The "black" descriptor is not much better. Rather than a description of
appearance, it has been appropriated as a political mind-set not only bent on
combatting the "whiteness" described above, but subsuming all those with
"black blood" into the combat group, frequently resulting in trivializing a
lot of cultural traditions and practices (i.e., what does a Melanesian have
to do with hip-hop?). Moreover it is IMPOSSIBLE to maintain a "racial" group
pride in a group which appropriates by default instead of maintaining
cultural standards unique to that group. "Black" North Americans have a solo
criteria for membership in their group: "black blood." Language,
traditions, culture, music, cuisine are all relatively unimportant. If this
were not the case, black North Americans would not have tried to "make
their own" the young "Blackanese" woman who described her experiences in
her own webpage off IV. They were not concerned with anything inside her
soul and they were certainly not concerned with her experiences in any
culture. The main rub was: are you liable to be eyeballed and then dissed
by the ever-evil "whites." So there are thus "black" Jews, "black"

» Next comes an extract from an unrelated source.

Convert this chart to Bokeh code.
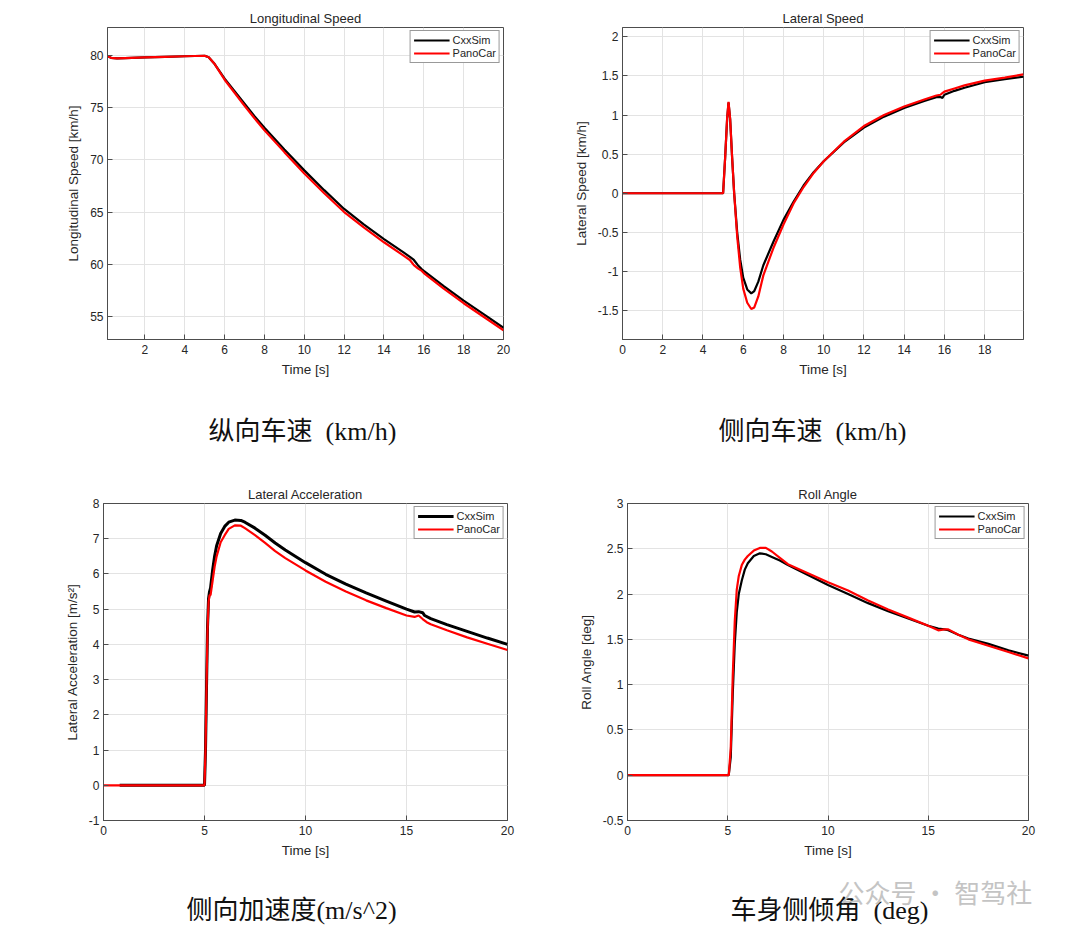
import numpy as np
from bokeh.plotting import figure
from bokeh.models import Range1d, FixedTicker, CustomJSTickFormatter, Label
from bokeh.layouts import row, column
from bokeh.embed import file_html
from bokeh.resources import INLINE

# ---- data (time [s], value) ----
# Longitudinal speed [km/h]
t_lon = [0.12, 0.3, 0.6, 1, 2, 3, 4, 5, 5.2, 5.5, 6, 6.5, 7, 7.5, 8, 9, 10, 11, 12,
         13, 14, 15, 15.3, 15.5, 15.7, 15.9, 16, 17, 18, 19, 20]
lon_cxx = [79.95, 79.8, 79.75, 79.78, 79.85, 79.9, 79.95, 80.0, 79.85, 79.2, 77.8,
           76.6, 75.4, 74.2, 73.1, 71.0, 69.0, 67.1, 65.3, 63.8, 62.4, 61.1, 60.7,
           60.4, 59.9, 59.5, 59.35, 57.9, 56.5, 55.2, 53.9]
lon_pano = [79.95, 79.8, 79.75, 79.78, 79.85, 79.9, 79.95, 80.0, 79.85, 79.2, 77.7,
            76.45, 75.2, 74.0, 72.85, 70.75, 68.7, 66.8, 65.0, 63.5, 62.1, 60.8, 60.4,
            59.9, 59.6, 59.35, 59.15, 57.65, 56.25, 54.95, 53.65]

# Lateral speed [km/h]
t_lat = [0, 5.0, 5.1, 5.2, 5.27, 5.35, 5.45, 5.55, 5.7, 5.85, 6.0, 6.2, 6.4, 6.55,
         6.75, 7.0, 7.5, 8, 8.5, 9, 9.5, 10, 11, 12, 13, 14, 15, 15.6, 15.8, 15.9,
         16, 16.5, 17, 18, 19, 19.93]
lat_cxx = [0, 0, 0.45, 0.95, 1.16, 0.95, 0.45, 0.0, -0.5, -0.85, -1.08, -1.23, -1.28,
           -1.25, -1.13, -0.92, -0.62, -0.34, -0.11, 0.1, 0.27, 0.41, 0.65, 0.84, 0.98,
           1.09, 1.18, 1.23, 1.23, 1.22, 1.26, 1.31, 1.35, 1.42, 1.46, 1.49]
lat_pano = [0, 0, 0.45, 0.96, 1.17, 0.95, 0.45, 0.0, -0.55, -0.95, -1.22, -1.40, -1.48,
            -1.46, -1.32, -1.05, -0.70, -0.40, -0.13, 0.08, 0.26, 0.41, 0.66, 0.86,
            1.0, 1.11, 1.2, 1.25, 1.26, 1.28, 1.30, 1.34, 1.38, 1.44, 1.48, 1.52]

# Lateral acceleration [m/s^2]
t_acc_cxx = [0.8, 5.0, 5.05, 5.1, 5.15, 5.2, 5.25, 5.3, 5.4, 5.5, 5.6, 5.8, 6.0, 6.2,
             6.5, 6.8, 7.0, 7.5, 8, 8.5, 9, 10, 11, 12, 13, 14, 15, 15.4, 15.6, 15.8,
             15.9, 16.2, 17, 18, 19, 20]
acc_cxx = [0, 0, 1.0, 2.8, 4.5, 5.3, 5.5, 5.6, 6.1, 6.5, 6.8, 7.15, 7.35, 7.47, 7.53,
           7.52, 7.47, 7.3, 7.1, 6.88, 6.68, 6.32, 5.99, 5.71, 5.46, 5.23, 5.0, 4.92,
           4.93, 4.9, 4.82, 4.73, 4.56, 4.37, 4.18, 4.0]
t_acc_pano = [0, 5.0, 5.05, 5.1, 5.15, 5.2, 5.25, 5.3, 5.4, 5.5, 5.6, 5.8, 6.0, 6.2,
              6.5, 6.8, 7.0, 7.5, 8, 8.5, 9, 10, 11, 12, 13, 14, 15, 15.4, 15.6, 15.8,
              16, 16.2, 17, 18, 19, 20]
acc_pano = [0, 0, 1.0, 2.8, 4.4, 5.2, 5.4, 5.4, 5.8, 6.2, 6.5, 6.9, 7.1, 7.28, 7.38,
            7.37, 7.3, 7.1, 6.88, 6.65, 6.45, 6.1, 5.78, 5.5, 5.25, 5.03, 4.82, 4.78,
            4.82, 4.72, 4.63, 4.57, 4.4, 4.2, 4.02, 3.84]

# Roll angle [deg]
t_roll = [0, 5.05, 5.15, 5.25, 5.35, 5.45, 5.55, 5.7, 5.85, 6.0, 6.3, 6.6, 6.9, 7.2,
          7.6, 8, 9, 10, 11, 12, 13, 14, 15, 15.5, 15.8, 16, 16.5, 17, 18, 19, 20]
roll_cxx = [0, 0, 0.2, 0.9, 1.45, 1.8, 2.0, 2.15, 2.27, 2.34, 2.42, 2.45, 2.44, 2.41,
            2.37, 2.32, 2.21, 2.1, 2.0, 1.9, 1.81, 1.73, 1.65, 1.62, 1.61, 1.6, 1.55,
            1.51, 1.45, 1.38, 1.32]
roll_pano = [0, 0, 0.3, 1.1, 1.7, 2.05, 2.2, 2.32, 2.38, 2.42, 2.48, 2.51, 2.51, 2.47,
             2.4, 2.33, 2.23, 2.13, 2.04, 1.93, 1.83, 1.74, 1.65, 1.6, 1.61, 1.61, 1.55,
             1.5, 1.43, 1.36, 1.29]

captions = ["纵向车速\u00a0\u00a0(km/h)", "侧向车速\u00a0\u00a0(km/h)",
            "侧向加速度(m/s^2)", "车身侧倾角\u00a0\u00a0(deg)"]

SANS = "Liberation Sans"
SERIF = '"Liberation Serif", "Noto Sans CJK SC"'
INK = "#262626"


def panel(title, ylabel, tk, vk, tr, vr, xr, yr, xticks, yticks,
          w, h, left, right, top, bottom, k_width=2.2):
    p = figure(width=w, height=h, x_range=Range1d(*xr), y_range=Range1d(*yr),
               title=title, output_backend="svg", toolbar_location=None,
               min_border_left=left, min_border_right=right,
               min_border_top=top, min_border_bottom=bottom)
    p.title.align = "center"
    p.title.text_font = SANS
    p.title.text_font_size = "13px"
    p.title.text_font_style = "normal"
    p.title.text_color = INK
    p.title.standoff = 3
    p.outline_line_color = "#4d4d4d"
    p.outline_line_width = 1
    fmt = CustomJSTickFormatter(code="return String(Math.round(tick * 100) / 100);")
    for ax, ticks in ((p.xaxis, xticks), (p.yaxis, yticks)):
        ax.ticker = FixedTicker(ticks=ticks, minor_ticks=[])
        ax.formatter = fmt
        ax.major_tick_in = 5
        ax.major_tick_out = 0
        ax.minor_tick_line_color = None
        ax.axis_line_color = "#4d4d4d"
        ax.major_tick_line_color = "#4d4d4d"
        ax.major_label_text_font = SANS
        ax.major_label_text_font_size = "12px"
        ax.major_label_text_color = INK
        ax.axis_label_text_font = SANS
        ax.axis_label_text_font_size = "13.5px"
        ax.axis_label_text_font_style = "normal"
        ax.axis_label_text_color = INK
    p.xaxis.major_label_standoff = 5
    p.xaxis.axis_label_standoff = 5
    p.yaxis.major_label_standoff = 4
    p.yaxis.axis_label_standoff = 6
    p.xaxis.axis_label = "Time [s]"
    p.yaxis.axis_label = ylabel
    p.grid.grid_line_color = "#e3e3e3"
    p.grid.grid_line_width = 1

    p.line(tk, vk, color="black", line_width=k_width, legend_label="CxxSim")
    p.line(tr, vr, color="#ff0000", line_width=2.2, legend_label="PanoCar")
    lg = p.legend[0]
    lg.location = "top_right"
    lg.margin = 3
    lg.padding = 3
    lg.spacing = 1
    lg.glyph_width = 36
    lg.glyph_height = 12
    lg.label_height = 12
    lg.label_standoff = 3
    lg.label_text_font = SANS
    lg.label_text_font_size = "11px"
    lg.label_text_color = INK
    lg.border_line_color = "#333333"
    lg.border_line_width = 1
    lg.background_fill_alpha = 1
    return p


def caption(text, w, h, cx, cy, extra=None):
    c = figure(width=w, height=h, x_range=Range1d(0, w), y_range=Range1d(0, h),
               output_backend="svg", toolbar_location=None,
               min_border=0, outline_line_color=None)
    c.axis.visible = False
    c.grid.visible = False
    c.add_layout(Label(x=cx, y=cy, text=text, text_font=SERIF,
                       text_font_size="26px", text_color="#111111",
                       text_align="center", text_baseline="middle"))
    if extra:
        c.add_layout(extra)
    return c


pa = panel("Longitudinal Speed", "Longitudinal Speed [km/h]",
           t_lon, lon_cxx, t_lon, lon_pano, (0.12, 20), (52.77, 82.71),
           list(range(2, 21, 2)), [55, 60, 65, 70, 75, 80],
           548, 390, 107, 45, 27, 50)
pb = panel("Lateral Speed", "Lateral Speed [km/h]",
           t_lat, lat_cxx, t_lat, lat_pano, (0, 19.93), (-1.87, 2.12),
           list(range(0, 19, 2)), [-1.5, -1, -0.5, 0, 0.5, 1, 1.5, 2],
           524, 390, 74, 49, 23, 51)
pc = panel("Lateral Acceleration", "Lateral Acceleration [m/s²]",
           t_acc_cxx, acc_cxx, t_acc_pano, acc_pano, (0, 20), (-1, 8),
           [0, 5, 10, 15, 20], list(range(-1, 9)),
           548, 395, 103, 41, 31, 45, k_width=3)
pd_ = panel("Roll Angle", "Roll Angle [deg]",
            t_roll, roll_cxx, t_roll, roll_pano, (0, 20), (-0.5, 3),
            [0, 5, 10, 15, 20], [-0.5, 0, 0.5, 1, 1.5, 2, 2.5, 3],
            524, 395, 79, 44, 33, 45)

mark = Label(x=290, y=42, text="公众号 · 智驾社", text_font="Noto Sans CJK SC",
             text_font_size="26px", text_color="#c4c4c4", text_baseline="middle")

ca = caption(captions[0], 548, 80, 302, 39)
cb = caption(captions[1], 524, 80, 264, 39)
cc = caption(captions[2], 548, 68, 291, 23)
cd = caption(captions[3], 524, 68, 281, 23, extra=mark)

p = column(row(pa, pb), row(ca, cb), row(pc, pd_), row(cc, cd))

open("out.html", "w").write(file_html(p, INLINE))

Hispanics, "black" Chinese, "black" Vietnamese, etc. In the North American
way of thinking, ALL of these people have some sort of unity -- unity of
being rejected by another group ("whites"). The tragedy, of course, is that
the European settlers started this mess. I suspect that if Africans (or
Indians, for that matter) had been initially treated precisely the same as
European immigrants to the U.S., what we would have now would be North
Americans of varying phenotypes. Period. Certainly not the whining
practitioners of victimology most North Americans have become. The other
tragedy is, really, an irony and a directive: the people who started
one-drop/black/white are long gone. The people who are alive and trying to
deal with it didn't start it. They have two choices: continue the idiocy of
black/white/one-drop, or straighten it out.